“The Birds Sing in Kigali” – Rwandan Genocide Movie Premieres in Czech 3 Years After Director’s Death

A Rwanda genocide movie has premiered in the Czech Republic three years after the death of its director.

“The Birds Sing in Kigali”

“The Birds Sing in Kigali” was completed by Polish director Joanna Kos-Krauze and has drawn attention at the 52nd International Film Festival, at the Karlovy Vary spa.

Kos-Krauze began working on this drama of the Rwandan genocide with her husband and long-time collaborator, director Kryssztof Krauze, who died in 2014.

It’s a very big responsibility because the story I tell is the story of million people who died but also another million people who survived them and who went through the same process, the same trauma and have to heal.

It is based on the civil war between Hutus and Tutsis; telling the story of Polish birdwatcher Anna, who traveled to Rwanda in 1994 just before the start of a bloody genocide.

“We wanted to make a film about the Holocaust for a long time, but we could not find a History, where we could tell the story using a new language, and then we decided, after spending nearly six years in Africa and after coming to Rwanda, that we were going to try to combine these two elements’‘, Kos-Krauze explains

Rwandan actress Eliane Emuhira plays a major role in the story.

“It is a big responsibility, it’s a very big responsibility because the story I tell is the story of million people who died but also another million people who survived them and who went through the same process, the same trauma and have to heal”, she says.

In the movie, Anna saves the daughter of a local colleague whose entire family has been murdered and takes her to Poland, only to return later and follow Claudine back to Africa.

“The Birds Sing in Kigali”

There she observes the Tutsi woman’s search for traces of her former life and graves of her family members.

Part of this shooting appearing at the end of the film was done in Rwanda. It is about a third of the story, according to Polish actress Jowita Budnik.

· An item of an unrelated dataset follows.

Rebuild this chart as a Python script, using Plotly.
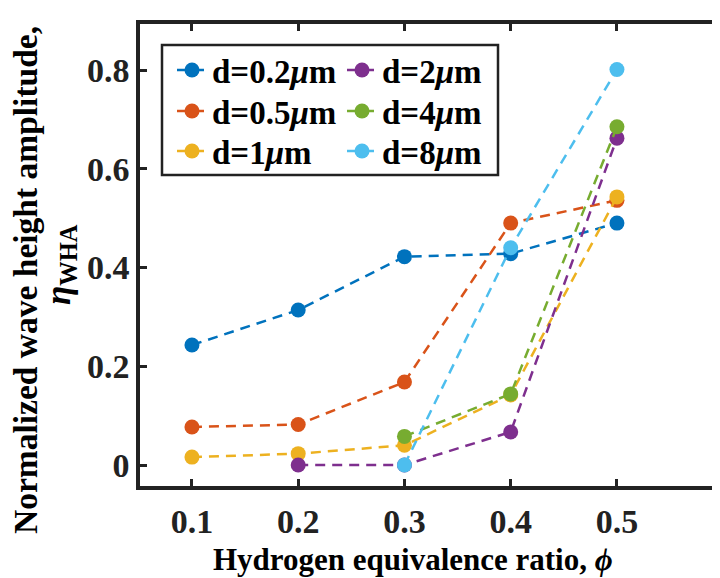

“But we spent a lot of time in Rwanda, spent about three months there, it’s an unusual experience, a country and a totally different culture. We also remembered that we were making a film about a terrible genocide, and despite the beauty of the country and the wonderful people, it was hard to forget. “

The UN states that nearly a million people, mainly Tutsis died during the four months of genocide in Rwanda. Tens of films have been produced around this tragedy. It is a story that will be told over and over again for generations to come.